Врачи считали это просто приметой и самовнушением, но факт оставался фактом: пациенты Волшебника Тома в большинстве своем очень скоро шли на поправку, даже самые тяжелые. И кошмары, от которых многие просыпались по ночам с криками, им больше не снились: хватало обычно пары разговоров с Томом, чтобы избавиться от них раз и навсегда.
Даже вечно ломавшийся санитарный грузовик перестал барахлить, стоило Тому поболтать с механиками и как-то заночевать в кузове.
— Там всего-то одна железяка износилась, — посмеиваясь, говорил он отцу, явившись повидаться, — а взять ее неоткуда, таких не делают уже, поищи этот антиквариат… Я и трансфигурировал, дел на полминуты, только подновлять надо время от времени. Сам-то как?
— Не видишь, что ли, еще одну медаль навесили, — отвечал тот. — Сознавайся, ты мне чего-то подлил?
— Немного, — не отрицал Том. — Но зелье удачи — это на один раз, постоянно его использовать нельзя, проку не будет. Перед тем вылетом я как чувствовал — дело будет очень опасным, вот и капнул… Пойду, а то хватятся меня.
— Да уж, или тут застукают, — кивал отец. Госпиталь был не так уж далеко от аэродрома, но пешком идти бы пришлось не один час, да мимо патрулей… — Бабушка с дедом в порядке?
— В полном. Я к ним вчера заскакивал, передают поздравления с наградой! Дед ходит гордый, как будто это ему орден навесили, а не тебе, — Том усмехнулся. — Про медаль узнает, вообще носом потолок прошибет! А у нас говорят: Риддл-старший в воздухе чудеса творит, а младший — в палатах…
— Ты там не слишком злоупотребляй, — предупредил тот. — Что, если настоящие волшебники засекут? Не положено же с обычными людьми делиться этими вашими зельями, ты сам говорил!
— Думаю, им чуточку не до меня, у них там Гриндевальд разбушевался почище Гитлера, а Дамблдор за ним гоняется, хотя лучше бы за Гитлером и компанией… — снова ухмылялся Том, обнимал отца и исчезал, оставив сильный запах карболки и еще какой-то медицинской пакости.
Когда и где он успевает разжиться новостями из волшебного мира, Риддл-старший не мог взять в толк, потом сообразил: да наверняка переписывается с кем-то из школы! А может, не из школы, а из Косого переулка, а то и местечка похуже: Том как-то обмолвился, что есть там пара криминальных кварталов, где можно разжиться и краденой волшебной палочкой, и запрещенными зельями… словом, как в любом подобном местечке. И о том, что свою палочку он спрятал подальше и пользуется творением неизвестных мастеров, невесть где, когда и у кого добытым, тоже говорил, потому что ему это не принципиально, но вот чтоб не отследили, лучше взять чужой инструмент.

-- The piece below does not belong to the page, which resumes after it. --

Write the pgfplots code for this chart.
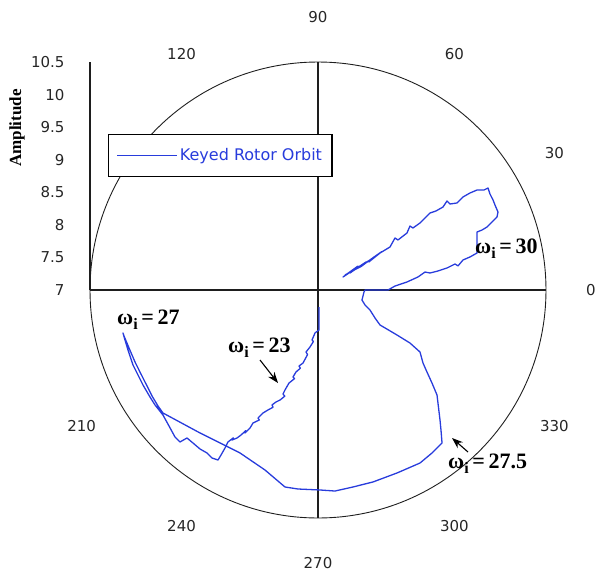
\documentclass[border=0pt]{standalone}
\usepackage{pgfplots}
\pgfplotsset{compat=1.18}
\usetikzlibrary{arrows.meta}
\usepackage{fontspec}
\setmainfont{DejaVu Sans}
\newfontfamily\annfont{Liberation Serif}
\definecolor{orbitblue}{RGB}{40,60,220}
\definecolor{gridblack}{RGB}{30,30,30}
\newcommand{\omi}[1]{{\annfont\bfseries\fontsize{22}{24}\selectfont ω\raisebox{-5pt}{\fontsize{16}{16}\selectfont i}\,=\,#1}}
\begin{document}
\begin{tikzpicture}[x=1pt,y=1pt]
\useasboundingbox (-318,-286) rectangle (278,290);
\begin{axis}[
  anchor=origin, at={(0,0)},
  x=65.14pt, y=65.14pt,
  xmin=-3.5, xmax=3.5, ymin=-3.5, ymax=3.5,
  axis line style={draw=none},
  xtick=\empty,
  ytick={0,0.5,1,1.5,2,2.5,3,3.5},
  yticklabels={7,7.5,8,8.5,9,9.5,10,10.5},
  major tick length=0pt,
  /pgf/number format/assume math mode=true,
  yticklabel style={font=\fontsize{15}{15}\selectfont, text=black!85, anchor=east, xshift=-22pt},
  clip=false,
  legend style={at={(axis cs:-3.224,2.395)}, anchor=north west, draw=black, line width=1.3pt,
    fill=white, inner xsep=8pt, inner ysep=12pt, font=\fontsize{16}{18}\selectfont,
    text=orbitblue, cells={anchor=west}},
  legend image code/.code={\draw[orbitblue, line width=1.3pt] (0pt,0pt) -- (60pt,0pt);},
]
% polar grid
\draw[gridblack, line width=0.9pt] (axis cs:0,0) circle [radius=3.5];
\draw[gridblack, line width=1.2pt] (axis cs:-3.5,0) -- (axis cs:3.5,0);
\draw[gridblack, line width=1.2pt] (axis cs:0,-3.5) -- (axis cs:0,3.5);
\draw[gridblack, line width=1.2pt] (axis cs:-3.5,0) -- (axis cs:-3.5,3.5);

\addplot[orbitblue, line width=1.3pt, line join=round] coordinates {
(0.015,-0.261) (0.015,-0.614) (-0.046,-0.660) (-0.092,-0.768) (-0.070,-0.790) (-0.123,-0.875)
(-0.184,-0.952) (-0.160,-0.990) (-0.230,-1.121) (-0.292,-1.167) (-0.270,-1.200) (-0.338,-1.259)
(-0.384,-1.336) (-0.360,-1.360) (-0.445,-1.428) (-0.507,-1.535) (-0.537,-1.597) (-0.510,-1.630)
(-0.583,-1.689) (-0.645,-1.719) (-0.706,-1.765) (-0.690,-1.800) (-0.768,-1.842) (-0.844,-1.888)
(-0.921,-1.965) (-0.900,-1.995) (-0.998,-2.042) (-1.044,-2.119) (-1.121,-2.195) (-1.110,-2.160)
(-1.182,-2.226) (-1.243,-2.272) (-1.320,-2.303) (-1.300,-2.270) (-1.382,-2.333) (-1.428,-2.426)
(-1.489,-2.533) (-1.535,-2.610) (-1.627,-2.579) (-1.704,-2.502) (-1.811,-2.441) (-1.919,-2.349)
(-2.011,-2.272) (-2.119,-2.333) (-2.195,-2.257) (-2.287,-2.088) (-2.380,-1.919)
(-2.502,-1.765) (-2.579,-1.643) (-2.687,-1.458) (-2.779,-1.274) (-2.840,-1.151) (-2.917,-0.921)
(-2.963,-0.768) (-2.994,-0.660) (-2.978,-0.706) (-2.901,-0.890) (-2.809,-1.105) (-2.733,-1.259)
(-2.640,-1.443) (-2.548,-1.627) (-2.456,-1.781) (-2.380,-1.888)
(-1.811,-2.195) (-1.197,-2.502) (-0.814,-2.763) (-0.507,-3.024) (-0.307,-3.055) (0.031,-3.070)
(0.261,-3.086) (0.537,-3.024) (0.844,-2.947) (1.213,-2.809) (1.566,-2.656) (1.750,-2.502)
(1.904,-2.349) (1.888,-2.149) (1.873,-1.996) (1.827,-1.612) (1.750,-1.428) (1.673,-1.259)
(1.612,-1.121) (1.566,-0.952) (1.412,-0.814) (1.213,-0.691) (0.952,-0.537) (0.875,-0.430)
(0.798,-0.307) (0.722,-0.230) (0.675,-0.154) (0.706,-0.031) (0.722,0) (1.075,0)
(1.182,0.061) (1.366,0.123) (1.535,0.200) (1.643,0.276) (1.719,0.261) (1.842,0.292)
(1.980,0.338) (2.103,0.399) (2.150,0.370) (2.226,0.461) (2.333,0.507) (2.441,0.568)
(2.441,0.691) (2.441,0.798) (2.441,0.890) (2.518,0.921) (2.594,0.967) (2.671,1.044)
(2.748,1.121) (2.763,1.197) (2.717,1.305) (2.687,1.382) (2.640,1.474) (2.610,1.566)
(2.548,1.535) (2.441,1.535) (2.333,1.489) (2.226,1.428) (2.134,1.336) (2.026,1.320)
(1.980,1.366) (1.919,1.274) (1.811,1.213) (1.719,1.182) (1.643,1.105) (1.566,1.029)
(1.458,0.952) (1.412,0.982) (1.366,0.875) (1.228,0.768) (1.182,0.798) (1.105,0.660)
(0.952,0.568) (0.798,0.461) (0.645,0.368) (0.491,0.276) (0.384,0.200)
(0.522,0.292) (0.445,0.246) (0.614,0.368) (0.491,0.261) (0.737,0.430) (0.599,0.338)
(0.829,0.476) (0.706,0.399) (0.900,0.530) (0.780,0.430) (0.980,0.590) (0.850,0.500)
(0.660,0.360) (0.540,0.300) (0.414,0.230)
};
\addlegendentry{Keyed Rotor Orbit}

% annotations
\node[anchor=base west, inner sep=0pt] at (axis cs:2.410,0.568) {\omi{30}};
\node[anchor=base west, inner sep=0pt] at (axis cs:-3.086,-0.537) {\omi{27}};
\node[anchor=base west, inner sep=0pt] at (axis cs:-1.382,-0.967) {\omi{23}};
\node[anchor=base west, inner sep=0pt] at (axis cs:1.996,-2.733) {\omi{27.5}};
\draw[-{Stealth[length=11pt,width=8pt]}, line width=1.1pt] (axis cs:-0.890,-1.075) -- (axis cs:-0.614,-1.428);
\draw[-{Stealth[length=11pt,width=8pt]}, line width=1.1pt] (axis cs:2.303,-2.487) -- (axis cs:2.057,-2.272);

% angle labels
\begin{scope}[every node/.style={font=\fontsize{15}{15}\selectfont, text=black!85}]
\node at (axis cs:4.19,0) {0};
\node at (axis cs:3.629,2.095) {30};
\node at (axis cs:2.095,3.629) {60};
\node at (axis cs:0,4.19) {90};
\node at (axis cs:-2.095,3.629) {120};
\node at (axis cs:-3.629,-2.095) {210};
\node at (axis cs:-2.095,-3.629) {240};
\node at (axis cs:0,-4.19) {270};
\node at (axis cs:2.095,-3.629) {300};
\node at (axis cs:3.629,-2.095) {330};
\end{scope}
\node[rotate=90, font=\annfont\bfseries\fontsize{17}{17}\selectfont] at (axis cs:-4.621,2.487) {Amplitude};
\end{axis}
\end{tikzpicture}
\end{document}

«Левый ствол, — добавлял Том, ухмыляясь, — главное, чтоб не палёный был, ну да это легко выяснить: если после использования тебе на голову сыплются авроры… ну, полиция волшебная, стало быть, надо эту палочку сбрасывать и тикать! А про отпечатки пальцев они, по-моему, и не слышали никогда!»
И там же, похоже, Том раздобыл то, что давно искал — материнский медальон. Риддл-старший, когда увидел его, лишился дара речи, потом обрел его и долго и выразительно честил сына на все корки.
— Как ты его нашел, сознавайся! — выпалил он наконец.
— Так же, как ты искал маму, — пожал плечами Том, поигрывая золотой вещицей. — То есть не ты, а детектив, не суть важно. Поспрашивал тут и там: если она его действительно продала, скупщики краденого должны были это запомнить, говорю же, приметная штука. Мирок там тесный, так что я скоро в самом деле нашел дядьку, который его купил почти за бесценок, и старушку-коллекционерку, которой продал медальон.
— Надеюсь, ты ее не убил? — кротко спросил Риддл-старший. — Тебе только вооруженного разбоя с отягчающими обстоятельствами не хватало!
— Нет, я представился коллекционером, живо окрутил бабулю… своими методами. Ну а когда она распахнула передо мной свою сокровищницу, усыпил бедняжку, сунул цацку в карман и преспокойно ушел, — хмыкнул Том. — У нее там еще много интересных вещичек было, но мне-то нужна только эта.
— Хочешь сказать, старушка тебя не опознает? У тебя внешность, мягко говоря, выдающаяся!